Four copies of Love and Consequences: a Memoir of Hope and Survival by Margaret B. Jones made it into the collection before the publisher’s recall got them. The author detailed her life growing up as a foster child with Big Mom in the LA ghetto, running drugs. Kirkus Reviews praised the “hardened voice of experience, steely and honest.” Library Journal thought “this conversationally written, exquisitely detailed book is as close to a living experience of the American ghetto as one can get.”

Her real-life sister called the publisher when she found out about the book. Margaret B. Jones was not a foster child, not part American Indian, and did not run drugs for a gang. Margaret Seltzer is actually all white, raised by her natural parents, and went to an Episcopal high school in North Hollywood.

There are eight holds on the library’s copies. We will recatalog the book as Fiction once the holds list has been exhausted.

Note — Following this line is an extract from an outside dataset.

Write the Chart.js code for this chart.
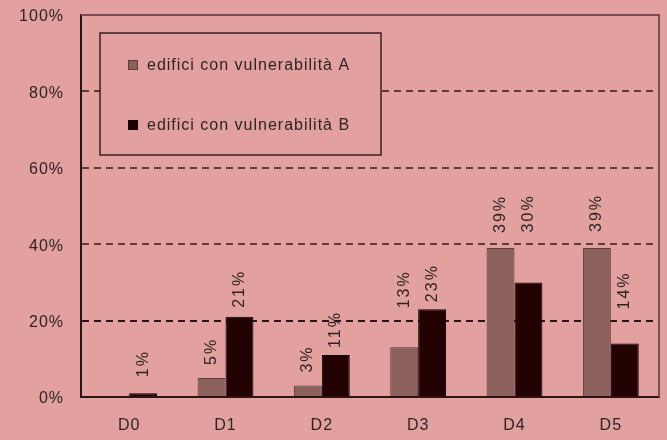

The library does not own the other fictional memoir in the news this week. Misha: a Memoire of the Holocaust Years, by Misha Defonseca, has been translated into eighteen languages and made into a movie. Misha Defonseca (Monique De Wael) turns out not to be Jewish, not to have been trapped in the Warsaw ghetto, not adopted by wolves, and did not kill a German soldier in self-defense. Her parents were murdered by the Nazis. If you would like to read a memoir of the Holocaust, the library has many excellent choices.

Comments

Hmm, do you think that just because the book is fictitious, it loses some literary value?

I was curious how the library would proceed because I just read about this author today. I appreciate the information. As far as whether it loses literary value, as a reader it changes how we frame the perspective of the writer. Calling it a memoir when it isn't would make me feel duped as a reader. Not that it would be less interesting if it was deemed 'fiction', just more honest.